Sunday, November 27, 2016
Attending weddings, funerals, events after your child's death
Attending weddings, funerals, and special events after the death of your child can be very traumatic for the first year.
I remember two months after my daughter died in a car accident, a dear friend’s son was getting married and I was invited. I agonized for weeks about what I should do. On the one hand, I didn’t want to disappoint my friend, but on the other hand, I didn’t think I could make it through the ceremony without breaking down. You see, my daughter had gotten married five months prior to her death and those wonderful memories lingered in my mind and heart. If I were to see the bride coming down the aisle, would I be able to hold it together or would I think about my daughter’s wedding and be heartbroken?
I finally made a decision.

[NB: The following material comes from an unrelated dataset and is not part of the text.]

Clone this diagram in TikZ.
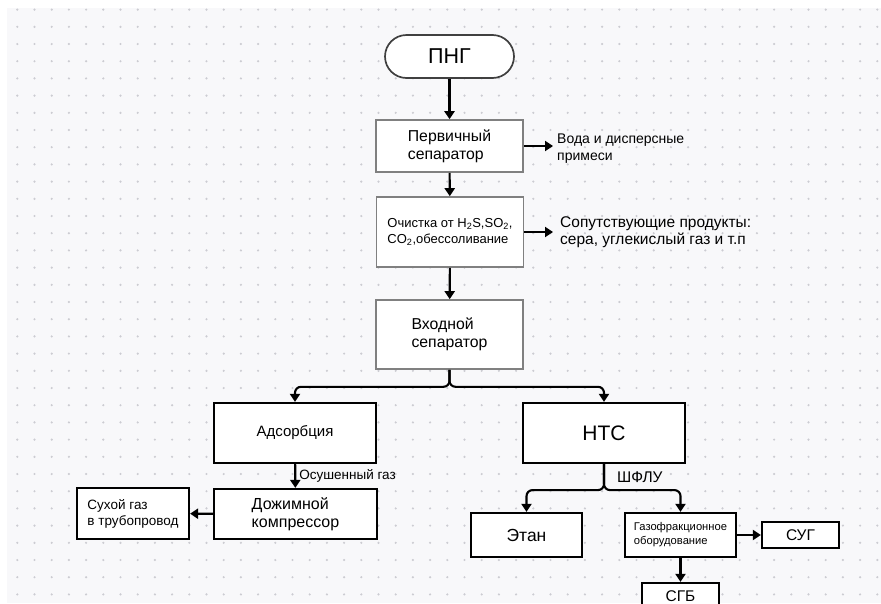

I had to do what felt right for me. Everyone is different. I wanted to go to the wedding, but I just couldn’t. I had to call my friend and explain the circumstances. I thought it would be difficult, but she was very understanding and said she wondered what I would do, didn’t want to interfere, and left the decision up to me. I bought her son a very nice wedding gift, visited him when he got back from his honeymoon and hoped that would suffice. My friend told me her son understood. As time goes on, it does get better.
Attending a funeral of a relative or friend or one of their children is no different as far as emotions are concerned. Again, my mind reverts back to my daughter’s funeral. Many, many people attended, but truthfully, I didn’t see any of them. I was just thinking of what had happened so suddenly. The finality of it astounded me. I would never see her again. How could this have happened to my beautiful child? Children are not supposed to die before their parents.
Depending on when the funeral is (more than a year out is less taxing) and how close I am to the parents or child was one of the decisions as to whether or not I went that first year. I could send heartfelt condolences or offer to send food or flowers to their house if I didn’t feel I could handle going to the service and/or cemetery.
Unfortunately, there were situations within that first year or so where I knew I must attend to show support and compassion for those grieving. I didn’t have to stay long, just acknowledge and express sympathy to the family and give them all a big hug. After all, I know only too well how I felt during that time in my life. If it is the same cemetery as where my daughter is buried, I use it as a reason to visit her grave. As long as I honored the life and memory of the one who died by attending, I think they understood if my emotions got the better of me and I started crying. Know that there did come a time when I was ready and at peace with these situations, but it does take a lot of grief work and you must do what, in your heart, is best for you.
I remember attending a few special events held for my daughter by her friends months afterwards. This was one area I felt I couldn’t bow out of with any kind of excuse. And to be truthful, I wanted to go to hear what others had to say about her. They were wonderful stories about her life and friendships, some of which I was not even aware. Yes, they tugged at my heart, but I was so proud to know how important she was to others.